From difficult decisions. The burden of decision-making can be rough on a woman’s nerves. Shield her from this. Make the decision for her. I strongly believe that the ultimate responsibility for the family finances rests with the husband, and you should not abdicate that responsibility to your wife. By all means consult her and involve her — but you must accept the responsibility for the final decision.
There is no way that you as husband can justify the abdication of your leadership role in the house — and that means especially the decision-making role. There are obviously many decisions you can and should leave toe your wife, especially with regard to managing the household, but whenever a particular decision causes emotional stress for her she should be able to delegate it to you.

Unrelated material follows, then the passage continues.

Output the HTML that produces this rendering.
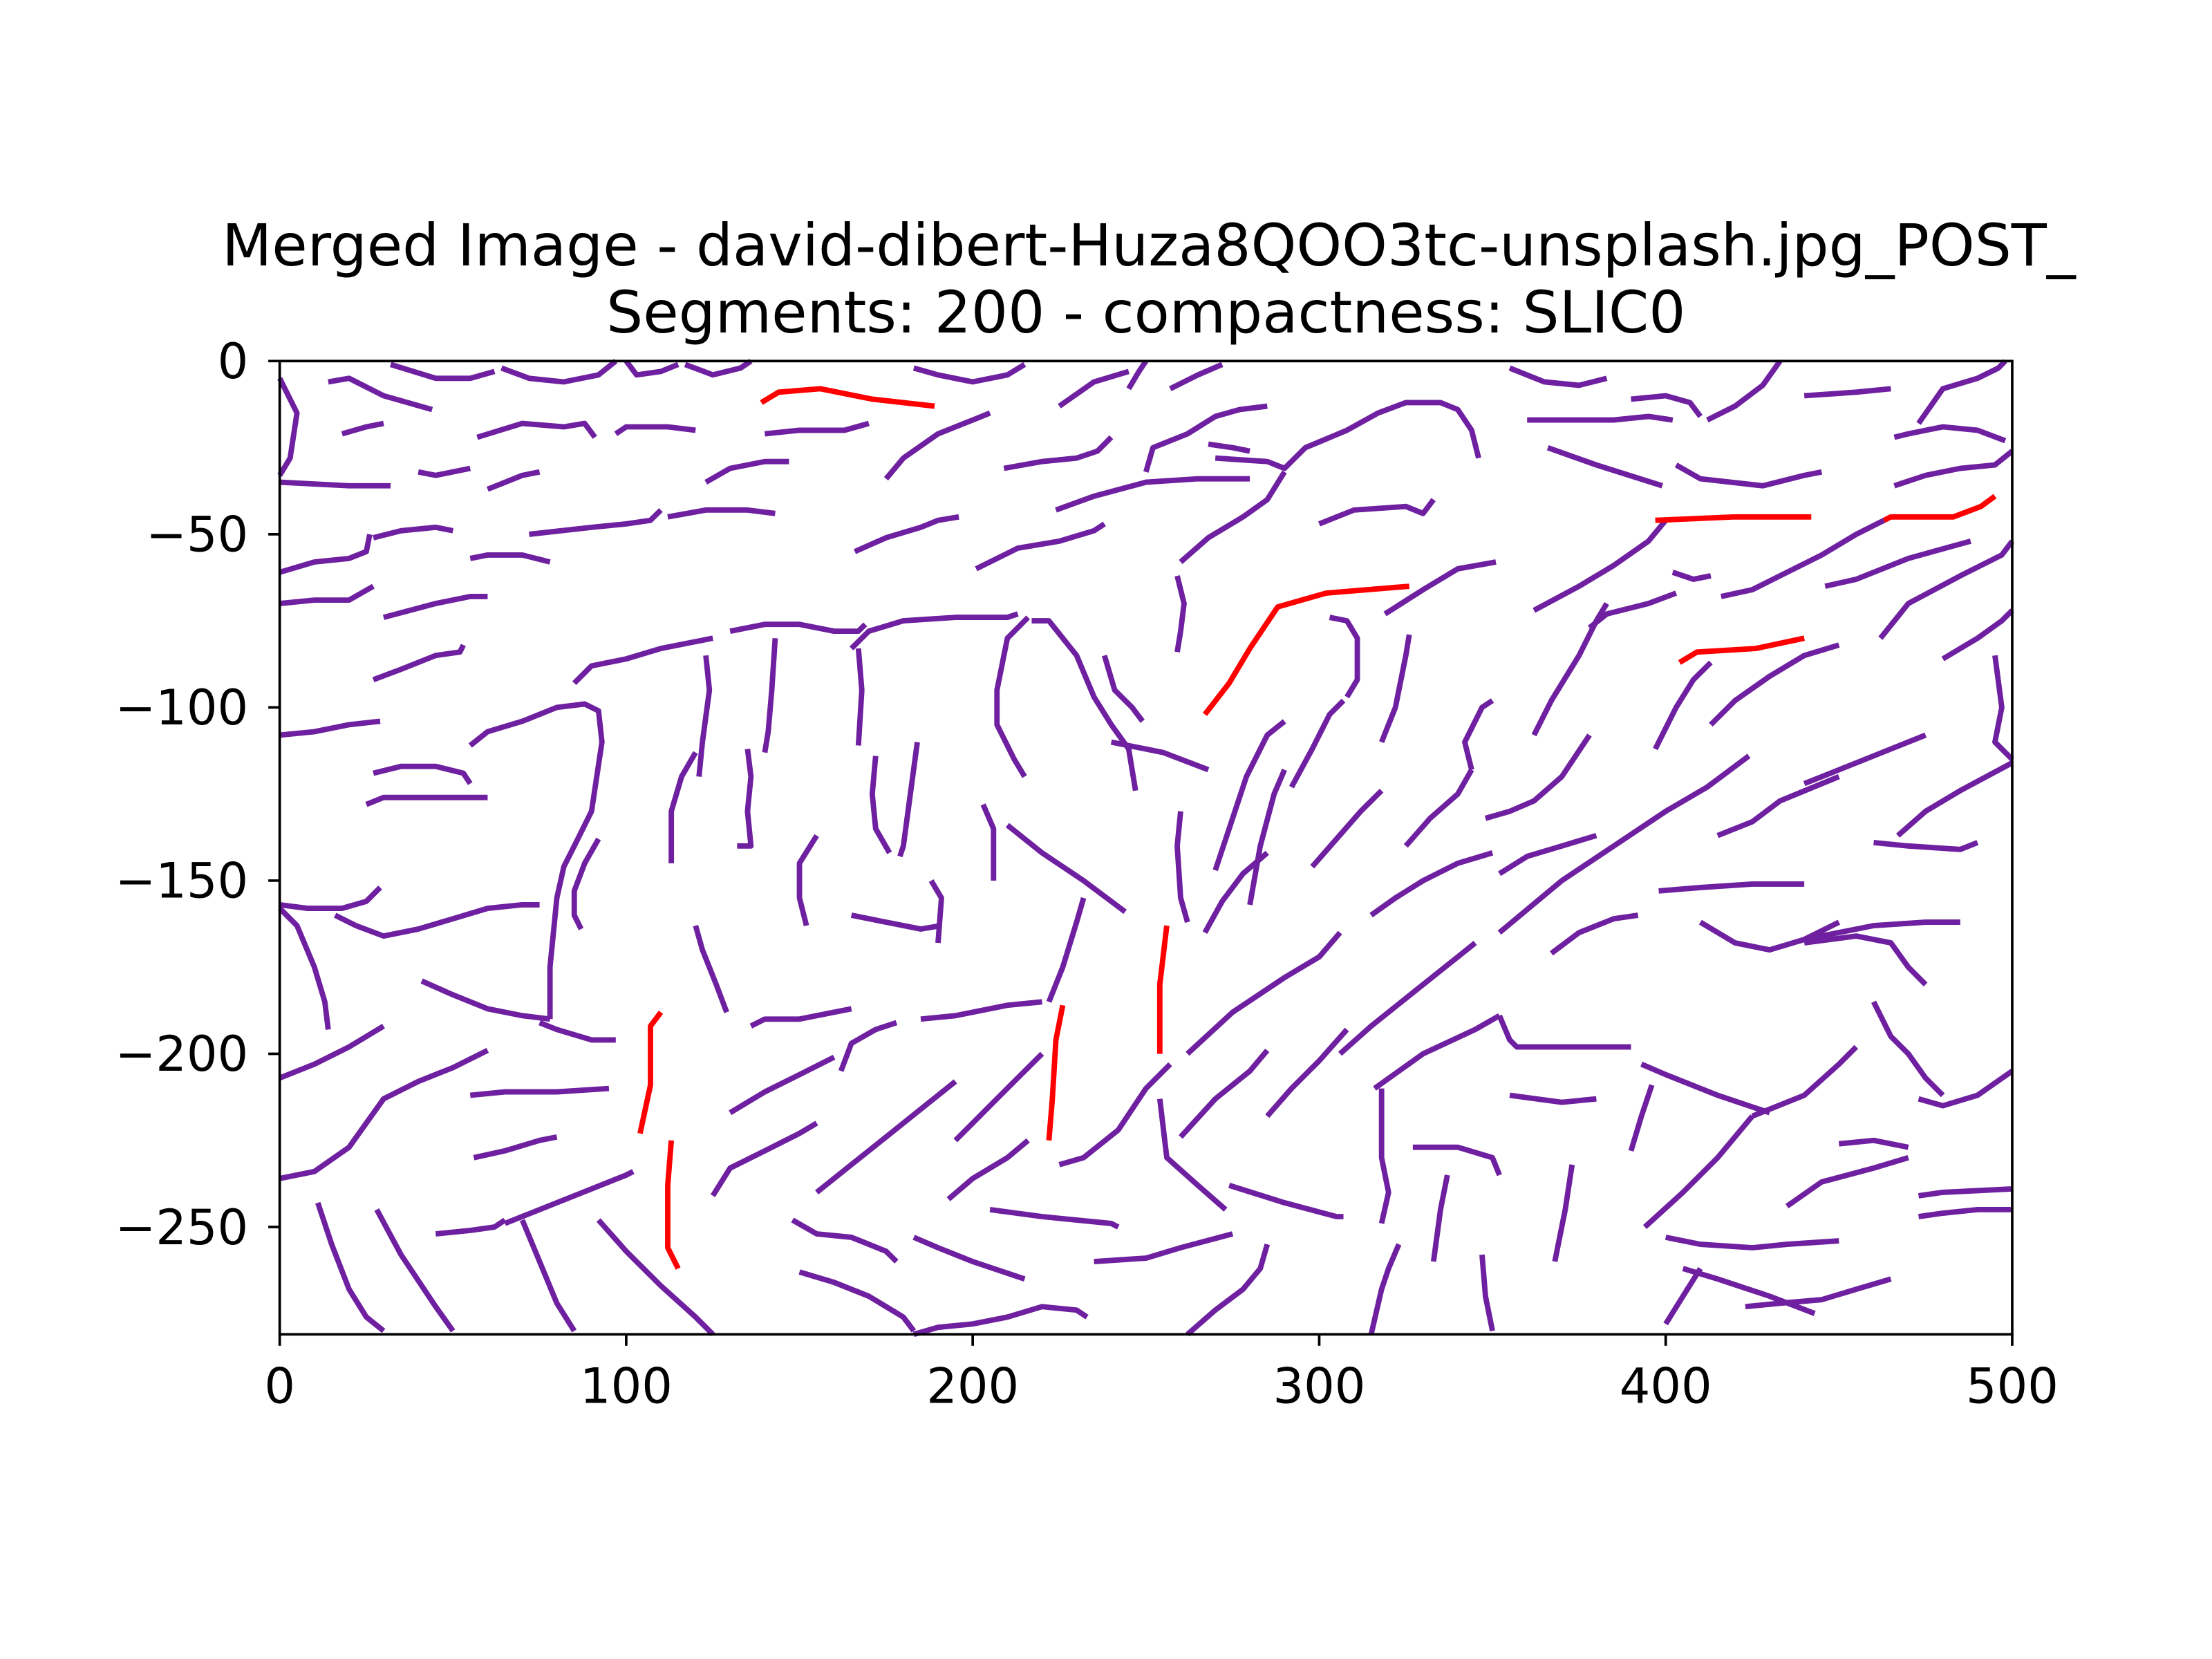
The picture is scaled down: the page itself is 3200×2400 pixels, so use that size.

From fatigue and time pressure. In our home we refer to the period between 17h00 and 19h00 as the “Valley of the Shadow”, and I think this is probably true of every home with young children. That’s the time when the kids are tired and become difficult, while Mum is flustered in the kitchen trying to get dinner ready on time. That’s when her nerves are sensitive and her fuse very short. That’s when she needs emotional protection more than any other time. That’s when you need to step in and bring order into the chaos. Keeping the kids away from her at that time may be a greater act of love than all your caressing in the bedroom.
From tense relationships. Although a husband probably cannot protect his wife from every awkward situation, he can nevertheless make sure that she is not constantly burdened by tense relationships. She should, for example, not have to get involved in a drawn-out wrangle with a shopkeeper about a defective article that she wants to return. Nor should she have to be troubled by difficulties with neighbours or relatives.
Once an incident at a neighbour’s house led to some hasty and somewhat unkind words being spoken. Joy felt upset about this, since the neighbours were good friends of ours. I considered it my responsibility to go to the neighbours and clear the whole matter up, thus protecting Joy from having to cope with this tense situation.
On another occasion a great misunderstanding arose between her and her mother in the course of their correspondence. Although Joy does virtually all the letter- writing in our home, I had to put pen to paper and clear up the situation. Again it was my responsibility to protect her emotionally.